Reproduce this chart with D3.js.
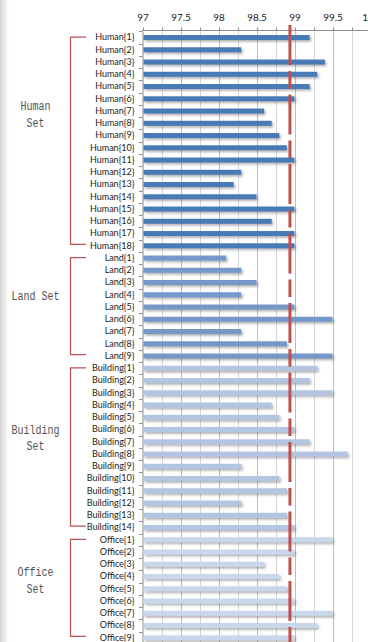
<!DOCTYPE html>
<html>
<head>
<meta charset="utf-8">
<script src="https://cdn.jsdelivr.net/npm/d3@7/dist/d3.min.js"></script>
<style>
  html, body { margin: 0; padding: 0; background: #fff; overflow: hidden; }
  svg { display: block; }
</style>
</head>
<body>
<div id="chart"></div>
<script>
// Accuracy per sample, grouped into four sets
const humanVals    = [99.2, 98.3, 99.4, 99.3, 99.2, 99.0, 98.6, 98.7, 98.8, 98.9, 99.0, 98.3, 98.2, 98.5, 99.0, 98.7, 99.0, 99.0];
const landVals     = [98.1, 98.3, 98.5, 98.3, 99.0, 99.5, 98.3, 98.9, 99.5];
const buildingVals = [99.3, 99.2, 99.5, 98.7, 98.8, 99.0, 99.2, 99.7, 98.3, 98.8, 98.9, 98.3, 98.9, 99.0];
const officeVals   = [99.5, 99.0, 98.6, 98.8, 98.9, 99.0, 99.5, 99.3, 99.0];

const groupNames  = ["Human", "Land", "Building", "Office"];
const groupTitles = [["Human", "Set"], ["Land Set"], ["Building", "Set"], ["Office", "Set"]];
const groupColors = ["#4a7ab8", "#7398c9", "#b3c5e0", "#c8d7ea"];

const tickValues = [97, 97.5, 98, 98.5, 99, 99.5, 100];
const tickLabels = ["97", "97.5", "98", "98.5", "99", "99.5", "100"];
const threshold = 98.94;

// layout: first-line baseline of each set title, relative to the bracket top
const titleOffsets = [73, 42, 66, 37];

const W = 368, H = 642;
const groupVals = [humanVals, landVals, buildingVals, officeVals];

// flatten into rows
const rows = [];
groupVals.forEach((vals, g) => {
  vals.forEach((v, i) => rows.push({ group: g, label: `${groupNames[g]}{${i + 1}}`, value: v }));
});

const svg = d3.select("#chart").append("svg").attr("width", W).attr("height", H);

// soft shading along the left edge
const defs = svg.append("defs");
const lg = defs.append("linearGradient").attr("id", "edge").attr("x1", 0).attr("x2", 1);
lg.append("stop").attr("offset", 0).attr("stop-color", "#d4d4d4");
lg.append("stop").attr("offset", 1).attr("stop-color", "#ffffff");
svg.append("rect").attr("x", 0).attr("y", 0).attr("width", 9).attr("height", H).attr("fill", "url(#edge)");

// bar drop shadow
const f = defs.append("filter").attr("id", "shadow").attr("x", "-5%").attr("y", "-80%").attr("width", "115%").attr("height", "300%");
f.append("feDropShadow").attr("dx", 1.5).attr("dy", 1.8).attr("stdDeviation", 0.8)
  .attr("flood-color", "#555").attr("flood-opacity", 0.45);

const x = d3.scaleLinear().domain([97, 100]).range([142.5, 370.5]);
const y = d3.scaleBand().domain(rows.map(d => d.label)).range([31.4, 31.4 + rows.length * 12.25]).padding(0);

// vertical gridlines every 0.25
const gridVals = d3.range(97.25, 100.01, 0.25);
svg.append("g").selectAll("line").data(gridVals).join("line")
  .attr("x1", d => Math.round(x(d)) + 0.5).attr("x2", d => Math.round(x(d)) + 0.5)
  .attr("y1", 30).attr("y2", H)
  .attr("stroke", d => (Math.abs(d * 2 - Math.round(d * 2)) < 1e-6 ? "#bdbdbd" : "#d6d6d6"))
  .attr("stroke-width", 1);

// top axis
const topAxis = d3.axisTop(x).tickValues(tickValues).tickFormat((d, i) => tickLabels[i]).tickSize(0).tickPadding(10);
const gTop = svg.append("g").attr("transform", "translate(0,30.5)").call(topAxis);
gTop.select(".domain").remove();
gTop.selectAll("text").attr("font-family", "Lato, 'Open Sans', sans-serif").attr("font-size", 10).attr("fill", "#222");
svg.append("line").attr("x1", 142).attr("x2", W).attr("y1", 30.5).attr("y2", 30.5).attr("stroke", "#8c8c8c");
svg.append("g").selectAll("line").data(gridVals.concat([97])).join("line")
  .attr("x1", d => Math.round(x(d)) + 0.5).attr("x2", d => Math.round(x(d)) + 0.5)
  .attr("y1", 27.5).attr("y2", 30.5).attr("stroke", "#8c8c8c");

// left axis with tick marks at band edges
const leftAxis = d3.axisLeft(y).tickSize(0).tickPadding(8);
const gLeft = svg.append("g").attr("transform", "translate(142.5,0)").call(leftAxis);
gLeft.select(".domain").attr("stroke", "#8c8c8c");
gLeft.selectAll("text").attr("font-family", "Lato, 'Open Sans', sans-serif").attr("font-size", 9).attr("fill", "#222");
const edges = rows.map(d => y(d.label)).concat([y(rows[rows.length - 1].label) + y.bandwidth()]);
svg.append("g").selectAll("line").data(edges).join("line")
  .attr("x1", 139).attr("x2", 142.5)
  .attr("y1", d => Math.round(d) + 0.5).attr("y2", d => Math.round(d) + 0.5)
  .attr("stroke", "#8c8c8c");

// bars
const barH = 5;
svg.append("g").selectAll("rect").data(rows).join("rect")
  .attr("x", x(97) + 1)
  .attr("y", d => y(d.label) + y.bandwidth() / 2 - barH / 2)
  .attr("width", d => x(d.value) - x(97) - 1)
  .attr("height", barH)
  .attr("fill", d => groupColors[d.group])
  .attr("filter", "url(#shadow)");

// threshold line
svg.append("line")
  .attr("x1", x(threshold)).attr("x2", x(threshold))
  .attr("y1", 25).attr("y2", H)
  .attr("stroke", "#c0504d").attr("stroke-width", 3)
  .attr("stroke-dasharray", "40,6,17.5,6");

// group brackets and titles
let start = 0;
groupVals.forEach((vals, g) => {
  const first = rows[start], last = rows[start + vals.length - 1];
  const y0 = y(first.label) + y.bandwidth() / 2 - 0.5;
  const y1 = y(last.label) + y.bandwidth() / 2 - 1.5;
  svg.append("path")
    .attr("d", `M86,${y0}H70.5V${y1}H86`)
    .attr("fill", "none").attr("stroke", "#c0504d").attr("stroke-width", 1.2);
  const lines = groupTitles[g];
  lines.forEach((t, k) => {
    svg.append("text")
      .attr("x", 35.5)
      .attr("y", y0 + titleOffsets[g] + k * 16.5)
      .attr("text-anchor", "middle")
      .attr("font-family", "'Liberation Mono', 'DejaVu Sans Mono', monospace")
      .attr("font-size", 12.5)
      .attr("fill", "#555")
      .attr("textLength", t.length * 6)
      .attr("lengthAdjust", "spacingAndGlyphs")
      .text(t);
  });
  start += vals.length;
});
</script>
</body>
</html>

● **TASK REQUIREMENTS**: Repeat, word for word and with no pictures, only the lines running from the beginning of the data to the line that contains "99.5, 99.3, 99.0];".

● **RESPONSE FOR THIS EXERCISE**:
Reproduce this chart with D3.js.
<!DOCTYPE html>
<html>
<head>
<meta charset="utf-8">
<script src="https://cdn.jsdelivr.net/npm/d3@7/dist/d3.min.js"></script>
<style>
  html, body { margin: 0; padding: 0; background: #fff; overflow: hidden; }
  svg { display: block; }
</style>
</head>
<body>
<div id="chart"></div>
<script>
// Accuracy per sample, grouped into four sets
const humanVals    = [99.2, 98.3, 99.4, 99.3, 99.2, 99.0, 98.6, 98.7, 98.8, 98.9, 99.0, 98.3, 98.2, 98.5, 99.0, 98.7, 99.0, 99.0];
const landVals     = [98.1, 98.3, 98.5, 98.3, 99.0, 99.5, 98.3, 98.9, 99.5];
const buildingVals = [99.3, 99.2, 99.5, 98.7, 98.8, 99.0, 99.2, 99.7, 98.3, 98.8, 98.9, 98.3, 98.9, 99.0];
const officeVals   = [99.5, 99.0, 98.6, 98.8, 98.9, 99.0, 99.5, 99.3, 99.0];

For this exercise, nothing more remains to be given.